This was surprising. But should it have been?
Superficially it’s surprising to find any prominent Republican praising Biden, particularly one who’s a regular on Fox News. Substantively it feels surprising watching a MAGA-aligned pol like Newt cheering on hawkishness by a Democrat at this stage of the GOP’s (d)evolution. Populism increasingly dominates the party and populism favors a more modest foreign policy abroad, never more so than when the United States is at odds with one of those “strong” authoritarian countries whom so many populists seem to admire. You would think that might incline Gingrich to rap Biden on the knuckles for vowing this morning to ride to Taiwan’s defense. It’s “America First,” not “Taiwan First,” right?
That’s what the anti-anti-Putin righties keep saying about Ukraine. Why should we spend money on Taiwan instead of on baby formula?
On the other hand, China shares blame for the hollowing-out of America’s industrial base and the resulting social afflictions that have plagued blue-collar Americans over the past 40 years. We owe the Chinese for that, populists might say. So the case for war with China is stronger than the case for supporting a distant ally in a war with Russia. Especially after their failed cover-up of the outbreak in Wuhan ended up killing a million Americans.
So the politics Newt has to navigate with Taiwan runs something like this: The GOP is still hawkish on balance, but it’s trending dovish and isolationist, but it’s okay to make a hawkish exception for China, but “America First” means we don’t send our boys to die for foreigners, but if we fight them and win maybe the Rust Belt will flourish anew, but Biden is wrong about everything and therefore we should be on the opposite side.
It’s turbulent. Old-school hawks are worried about that turbulence. Despite his efforts to remake himself as a modern Trump Republican, maybe Gingrich remains enough of an old-school hawk himself at heart that he’s willing to give Biden some cover here. If there’s no “right” MAGA answer on Taiwan, Newt might as well say what he really believes.

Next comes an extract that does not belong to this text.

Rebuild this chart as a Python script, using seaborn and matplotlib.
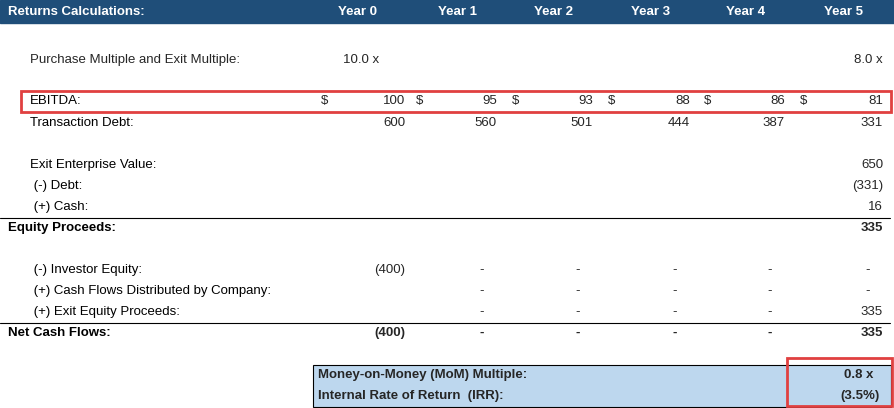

In a few years he might be singing a different tune, though. Axios has a scoop today about Republicans in Congress “working with a wide range of conservative groups to pull back American support for Ukraine, the Middle East and Europe, officials tell us.” A Trump restoration in 2025 will see a sharp split between the ascendant anti-NATO isolationists in Congress on the one hand and the old-guard McConnell-ite interventionists on the other. Should be zesty.
What they’re saying: “We’re going to come out on the back end of this — probably in a period of months, but certainly by 2024 — with a strong conservative and libertarian consensus about a more restrained, but still very robust, American foreign policy,” said Kevin Roberts, who late last year took over as president of the conservative Heritage Foundation.
Objections to the Ukraine bill fell into three categories: strategic differences over America’s policy role in world affairs, procedural objections to the bill’s speedy passage through Congress and concerns the money could be better put to use domestically.
“Every Congressman had their own public reason for voting no, but I don’t think you would have seen this expanded coalition if it wasn’t for a genuine reassessment of American foreign policy happening in the Republican conference,” one operative involved in the effort told Axios.
Given that 90 percent of Republican politics nowadays is defined by negative partisanship towards the Democrats, Biden pledging to defend Taiwan should only accelerate the right’s isolationist transition. Which, again, is why I find Newt’s take here surprising. He got onboard with Trump once he realized that’s the way the base was moving. Why not hop aboard the new anti-war Republican train early too?
He’s right about Biden’s staff embarrassing him with their walkbacks this morning, though. Good lord:
2/ This would also be consistent with US support for Ukraine, that is, weapons not boots on the ground. Though there are both Ds and Rs who are pushing for more ambiguity than clarity to, in effect, keep both Moscow and Beijing guessing.
— Jim Sciutto (@jimsciutto) May 23, 2022
In lieu of an exit question, read this thoughtful Politico piece about the similarities and differences between Ukraine and Taiwan. The U.S. is nudging the Taiwanese to follow the Ukrainians’ lead by pivoting away from heavy military hardware and towards Stingers and Javelins, a more nimble weapon better suited to asymmetric warfare waged by an overmatched force. But Taiwan isn’t as culturally suited as Ukraine was to handle an invasion. The Ukrainian population had eight years of war in the east to gain some combat experience; in Taiwan, by contrast, the regular military doesn’t interact much with the reserve force, which barely receives any training. They’re simply not ready for the sort of mass mobilization that Ukraine has managed so effectively. Because China is an economic powerhouse, Taiwan shouldn’t expect as much international support as Ukraine has received either. And because the population disparity between China and Taiwan is so enormous, Beijing won’t run out of troops the way Russia has if it attempts a full-scale invasion. Rough sledding ahead.